[Begin]

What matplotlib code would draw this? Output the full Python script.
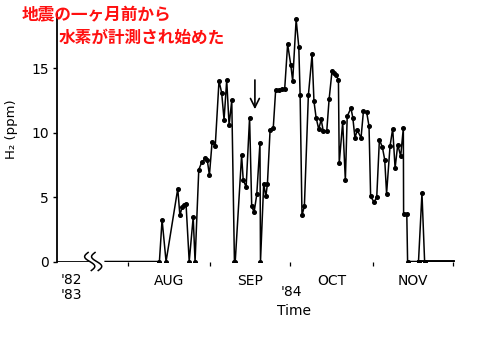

[End]
[Begin]

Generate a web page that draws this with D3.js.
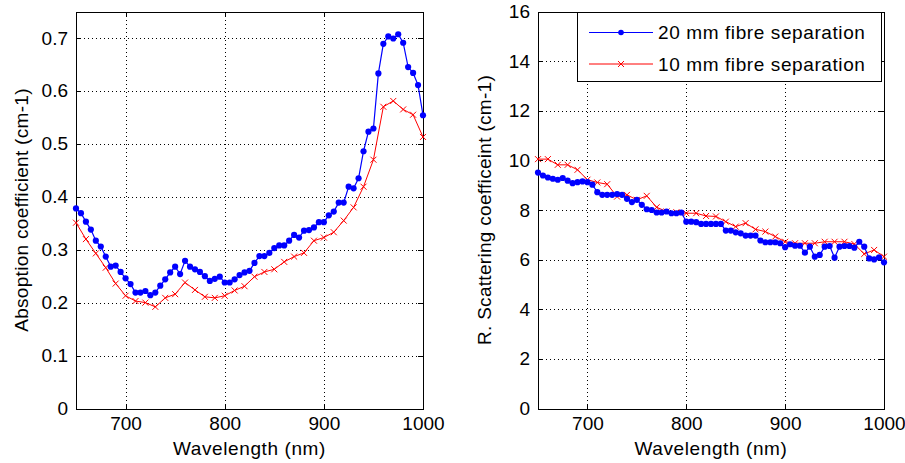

[End]
[Begin]

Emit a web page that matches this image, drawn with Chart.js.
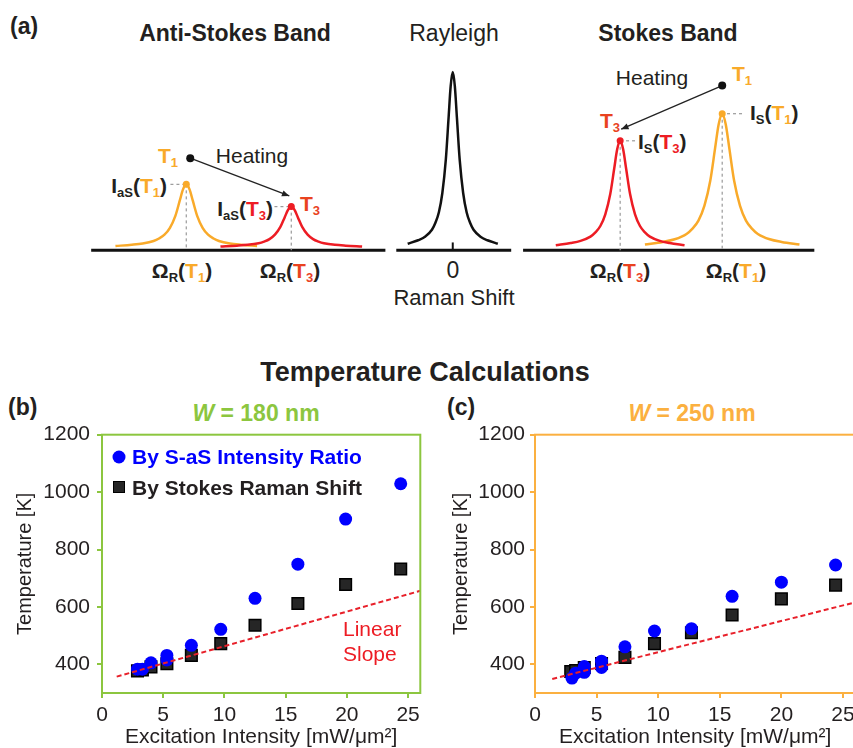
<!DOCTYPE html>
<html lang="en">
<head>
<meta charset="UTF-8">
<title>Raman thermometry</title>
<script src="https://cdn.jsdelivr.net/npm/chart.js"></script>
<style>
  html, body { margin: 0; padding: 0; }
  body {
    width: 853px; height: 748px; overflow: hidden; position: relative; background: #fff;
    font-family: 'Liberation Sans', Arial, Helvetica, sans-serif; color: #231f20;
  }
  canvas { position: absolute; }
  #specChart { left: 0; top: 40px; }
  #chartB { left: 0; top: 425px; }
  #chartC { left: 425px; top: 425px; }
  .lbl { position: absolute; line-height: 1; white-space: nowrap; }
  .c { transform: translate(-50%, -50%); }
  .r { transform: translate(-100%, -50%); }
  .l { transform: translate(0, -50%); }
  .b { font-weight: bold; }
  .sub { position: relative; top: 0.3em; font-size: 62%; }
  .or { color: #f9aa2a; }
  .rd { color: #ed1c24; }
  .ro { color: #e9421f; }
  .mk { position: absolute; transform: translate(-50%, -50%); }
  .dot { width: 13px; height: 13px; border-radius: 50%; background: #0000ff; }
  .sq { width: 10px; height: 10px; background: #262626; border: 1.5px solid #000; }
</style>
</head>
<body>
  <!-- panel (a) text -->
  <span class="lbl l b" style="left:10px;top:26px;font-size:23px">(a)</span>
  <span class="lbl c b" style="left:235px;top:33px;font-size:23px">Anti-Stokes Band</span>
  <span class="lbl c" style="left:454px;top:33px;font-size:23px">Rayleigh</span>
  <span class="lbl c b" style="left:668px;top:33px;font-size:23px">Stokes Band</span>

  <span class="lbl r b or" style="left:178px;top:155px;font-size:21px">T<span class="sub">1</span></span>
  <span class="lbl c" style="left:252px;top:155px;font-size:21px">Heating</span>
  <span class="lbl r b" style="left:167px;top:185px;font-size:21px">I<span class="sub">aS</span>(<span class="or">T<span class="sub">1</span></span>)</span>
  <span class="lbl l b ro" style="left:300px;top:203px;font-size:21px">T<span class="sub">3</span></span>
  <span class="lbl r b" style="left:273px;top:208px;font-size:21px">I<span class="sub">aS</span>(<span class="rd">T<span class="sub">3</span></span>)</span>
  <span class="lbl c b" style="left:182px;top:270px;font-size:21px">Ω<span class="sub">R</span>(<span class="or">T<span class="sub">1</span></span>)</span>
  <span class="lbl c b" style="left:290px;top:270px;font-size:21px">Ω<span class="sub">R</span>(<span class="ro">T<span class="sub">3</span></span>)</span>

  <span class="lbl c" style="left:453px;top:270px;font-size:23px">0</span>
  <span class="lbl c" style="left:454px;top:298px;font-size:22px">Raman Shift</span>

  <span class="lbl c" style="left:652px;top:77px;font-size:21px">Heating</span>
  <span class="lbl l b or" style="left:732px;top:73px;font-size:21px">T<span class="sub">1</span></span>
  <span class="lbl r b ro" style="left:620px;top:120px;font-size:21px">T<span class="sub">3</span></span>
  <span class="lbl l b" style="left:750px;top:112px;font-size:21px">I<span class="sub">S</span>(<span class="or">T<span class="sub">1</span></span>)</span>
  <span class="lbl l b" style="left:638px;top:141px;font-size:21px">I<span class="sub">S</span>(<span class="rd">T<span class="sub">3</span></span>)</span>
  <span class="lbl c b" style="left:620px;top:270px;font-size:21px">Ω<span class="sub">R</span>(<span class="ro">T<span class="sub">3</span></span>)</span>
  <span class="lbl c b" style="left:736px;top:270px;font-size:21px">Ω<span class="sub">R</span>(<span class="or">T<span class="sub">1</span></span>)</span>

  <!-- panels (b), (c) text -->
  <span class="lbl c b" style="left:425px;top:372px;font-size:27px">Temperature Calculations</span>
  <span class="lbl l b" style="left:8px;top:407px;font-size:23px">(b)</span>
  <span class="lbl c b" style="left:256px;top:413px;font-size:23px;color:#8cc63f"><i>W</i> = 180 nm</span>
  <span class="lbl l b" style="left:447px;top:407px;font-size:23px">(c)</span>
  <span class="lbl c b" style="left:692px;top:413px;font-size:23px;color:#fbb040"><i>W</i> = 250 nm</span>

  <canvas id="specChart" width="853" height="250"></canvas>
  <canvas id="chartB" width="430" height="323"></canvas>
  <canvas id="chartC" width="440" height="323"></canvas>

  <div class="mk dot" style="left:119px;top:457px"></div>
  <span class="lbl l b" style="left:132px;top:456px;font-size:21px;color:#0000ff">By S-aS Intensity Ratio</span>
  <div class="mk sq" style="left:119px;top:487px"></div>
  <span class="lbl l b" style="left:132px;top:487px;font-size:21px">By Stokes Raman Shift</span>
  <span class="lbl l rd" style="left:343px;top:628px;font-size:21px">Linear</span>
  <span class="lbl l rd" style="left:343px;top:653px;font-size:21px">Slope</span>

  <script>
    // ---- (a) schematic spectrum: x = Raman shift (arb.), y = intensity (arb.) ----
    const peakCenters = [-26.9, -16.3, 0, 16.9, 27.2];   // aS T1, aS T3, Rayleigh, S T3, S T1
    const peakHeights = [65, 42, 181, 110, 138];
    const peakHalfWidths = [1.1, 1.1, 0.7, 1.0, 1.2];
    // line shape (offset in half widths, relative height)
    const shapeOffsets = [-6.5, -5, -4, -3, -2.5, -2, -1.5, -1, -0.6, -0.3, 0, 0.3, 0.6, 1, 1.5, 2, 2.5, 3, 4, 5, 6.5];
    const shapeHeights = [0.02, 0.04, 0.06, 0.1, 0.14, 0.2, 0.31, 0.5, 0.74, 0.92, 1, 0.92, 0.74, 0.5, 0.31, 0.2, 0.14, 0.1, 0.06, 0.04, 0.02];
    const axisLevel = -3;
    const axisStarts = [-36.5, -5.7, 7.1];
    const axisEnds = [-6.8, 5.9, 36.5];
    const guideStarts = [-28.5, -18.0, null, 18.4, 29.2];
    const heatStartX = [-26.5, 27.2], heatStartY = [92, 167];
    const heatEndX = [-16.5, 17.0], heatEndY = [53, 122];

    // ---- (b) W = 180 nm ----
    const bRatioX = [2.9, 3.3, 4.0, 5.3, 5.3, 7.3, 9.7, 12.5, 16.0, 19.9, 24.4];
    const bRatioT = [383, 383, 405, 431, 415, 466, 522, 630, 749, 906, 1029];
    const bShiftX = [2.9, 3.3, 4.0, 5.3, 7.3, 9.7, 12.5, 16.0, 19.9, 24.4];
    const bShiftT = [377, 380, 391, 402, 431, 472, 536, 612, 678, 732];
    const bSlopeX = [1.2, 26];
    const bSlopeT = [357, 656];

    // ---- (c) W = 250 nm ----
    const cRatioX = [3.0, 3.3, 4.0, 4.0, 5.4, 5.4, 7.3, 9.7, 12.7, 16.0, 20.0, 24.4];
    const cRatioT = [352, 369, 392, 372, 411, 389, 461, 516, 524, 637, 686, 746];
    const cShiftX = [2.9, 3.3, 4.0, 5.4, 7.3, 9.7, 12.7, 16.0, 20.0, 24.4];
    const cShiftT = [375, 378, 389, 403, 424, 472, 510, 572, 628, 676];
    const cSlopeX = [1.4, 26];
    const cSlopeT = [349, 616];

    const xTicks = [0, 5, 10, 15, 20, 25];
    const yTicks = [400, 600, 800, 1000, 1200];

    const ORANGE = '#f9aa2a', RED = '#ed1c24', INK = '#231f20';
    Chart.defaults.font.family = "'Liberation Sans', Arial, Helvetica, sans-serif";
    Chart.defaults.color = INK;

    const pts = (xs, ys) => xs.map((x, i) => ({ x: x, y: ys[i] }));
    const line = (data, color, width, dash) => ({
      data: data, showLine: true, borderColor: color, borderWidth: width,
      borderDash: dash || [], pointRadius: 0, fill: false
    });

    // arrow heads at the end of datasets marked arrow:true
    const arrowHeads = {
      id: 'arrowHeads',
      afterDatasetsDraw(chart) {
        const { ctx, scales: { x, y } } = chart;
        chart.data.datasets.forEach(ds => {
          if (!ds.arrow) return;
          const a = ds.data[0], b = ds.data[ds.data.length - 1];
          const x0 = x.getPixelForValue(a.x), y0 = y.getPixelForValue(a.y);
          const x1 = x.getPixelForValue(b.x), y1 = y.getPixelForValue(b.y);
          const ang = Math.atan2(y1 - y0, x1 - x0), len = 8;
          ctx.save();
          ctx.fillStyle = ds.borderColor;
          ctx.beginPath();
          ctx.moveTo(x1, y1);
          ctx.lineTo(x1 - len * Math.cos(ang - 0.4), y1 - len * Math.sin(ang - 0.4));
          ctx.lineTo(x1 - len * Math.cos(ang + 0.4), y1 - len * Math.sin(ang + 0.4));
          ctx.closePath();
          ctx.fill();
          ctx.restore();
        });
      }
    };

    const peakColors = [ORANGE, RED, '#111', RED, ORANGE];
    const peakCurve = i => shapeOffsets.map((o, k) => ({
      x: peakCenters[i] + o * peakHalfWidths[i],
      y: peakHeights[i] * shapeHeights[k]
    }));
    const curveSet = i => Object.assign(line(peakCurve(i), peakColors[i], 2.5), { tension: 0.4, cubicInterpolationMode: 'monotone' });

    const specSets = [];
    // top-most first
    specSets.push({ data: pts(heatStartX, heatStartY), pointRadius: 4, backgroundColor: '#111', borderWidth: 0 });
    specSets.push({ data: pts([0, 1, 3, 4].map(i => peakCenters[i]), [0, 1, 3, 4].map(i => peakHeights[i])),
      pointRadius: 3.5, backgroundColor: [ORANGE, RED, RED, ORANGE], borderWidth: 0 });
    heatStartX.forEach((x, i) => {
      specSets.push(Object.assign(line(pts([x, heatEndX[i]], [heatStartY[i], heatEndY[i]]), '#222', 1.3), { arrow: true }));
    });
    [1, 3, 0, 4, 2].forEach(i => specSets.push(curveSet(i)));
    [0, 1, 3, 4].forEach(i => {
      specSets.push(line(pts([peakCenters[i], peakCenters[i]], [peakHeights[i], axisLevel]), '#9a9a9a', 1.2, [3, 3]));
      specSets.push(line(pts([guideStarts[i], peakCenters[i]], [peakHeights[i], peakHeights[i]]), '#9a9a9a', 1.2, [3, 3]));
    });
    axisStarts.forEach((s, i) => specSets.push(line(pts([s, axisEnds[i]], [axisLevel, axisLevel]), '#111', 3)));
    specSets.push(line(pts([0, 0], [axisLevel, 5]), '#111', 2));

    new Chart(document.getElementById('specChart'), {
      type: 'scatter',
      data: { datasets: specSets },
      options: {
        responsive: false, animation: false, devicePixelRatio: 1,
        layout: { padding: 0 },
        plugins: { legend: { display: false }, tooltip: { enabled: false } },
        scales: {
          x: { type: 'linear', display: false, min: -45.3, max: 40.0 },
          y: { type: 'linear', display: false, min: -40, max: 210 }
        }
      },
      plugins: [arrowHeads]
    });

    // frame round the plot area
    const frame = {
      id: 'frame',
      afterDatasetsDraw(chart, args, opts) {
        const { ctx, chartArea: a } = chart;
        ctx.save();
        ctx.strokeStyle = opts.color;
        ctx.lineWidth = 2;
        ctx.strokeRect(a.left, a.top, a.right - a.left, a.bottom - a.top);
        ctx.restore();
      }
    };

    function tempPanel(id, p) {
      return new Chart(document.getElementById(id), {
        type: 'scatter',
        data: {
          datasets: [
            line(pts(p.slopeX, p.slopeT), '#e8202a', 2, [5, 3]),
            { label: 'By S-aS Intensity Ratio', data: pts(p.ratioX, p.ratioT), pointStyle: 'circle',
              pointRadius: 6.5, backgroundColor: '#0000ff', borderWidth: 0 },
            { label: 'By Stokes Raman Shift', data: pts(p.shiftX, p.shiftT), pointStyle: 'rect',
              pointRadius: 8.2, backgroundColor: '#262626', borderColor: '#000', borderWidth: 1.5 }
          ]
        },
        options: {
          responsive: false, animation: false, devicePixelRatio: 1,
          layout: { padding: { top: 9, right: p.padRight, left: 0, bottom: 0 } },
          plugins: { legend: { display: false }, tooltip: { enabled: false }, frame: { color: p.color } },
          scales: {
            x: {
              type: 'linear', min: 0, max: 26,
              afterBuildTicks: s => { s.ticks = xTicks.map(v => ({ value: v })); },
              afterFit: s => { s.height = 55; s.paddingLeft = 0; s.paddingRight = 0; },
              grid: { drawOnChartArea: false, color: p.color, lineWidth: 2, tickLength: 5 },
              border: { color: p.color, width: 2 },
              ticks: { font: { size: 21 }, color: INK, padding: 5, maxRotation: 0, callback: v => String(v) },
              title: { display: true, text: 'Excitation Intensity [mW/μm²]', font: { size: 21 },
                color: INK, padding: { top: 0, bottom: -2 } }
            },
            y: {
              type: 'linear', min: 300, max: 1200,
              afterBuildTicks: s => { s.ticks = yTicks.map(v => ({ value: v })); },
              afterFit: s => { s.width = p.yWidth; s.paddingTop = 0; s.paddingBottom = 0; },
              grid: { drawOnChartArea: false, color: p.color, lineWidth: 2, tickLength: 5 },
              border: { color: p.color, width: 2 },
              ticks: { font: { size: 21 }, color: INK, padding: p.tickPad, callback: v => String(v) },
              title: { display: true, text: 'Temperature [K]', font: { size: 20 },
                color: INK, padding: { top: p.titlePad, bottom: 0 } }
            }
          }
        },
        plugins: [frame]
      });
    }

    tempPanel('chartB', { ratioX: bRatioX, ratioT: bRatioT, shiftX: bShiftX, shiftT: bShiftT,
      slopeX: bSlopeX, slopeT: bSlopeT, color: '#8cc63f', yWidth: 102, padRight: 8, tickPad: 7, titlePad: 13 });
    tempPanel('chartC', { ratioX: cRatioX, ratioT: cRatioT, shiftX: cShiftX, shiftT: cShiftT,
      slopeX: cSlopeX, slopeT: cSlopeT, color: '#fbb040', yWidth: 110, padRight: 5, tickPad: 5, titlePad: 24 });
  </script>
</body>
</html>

[End]

**SET EXERCISE**
Copy each line that holds the word "this".

**FULL OUTPUT**
What matplotlib code would draw this? Output the full Python script.
Generate a web page that draws this with D3.js.
Emit a web page that matches this image, drawn with Chart.js.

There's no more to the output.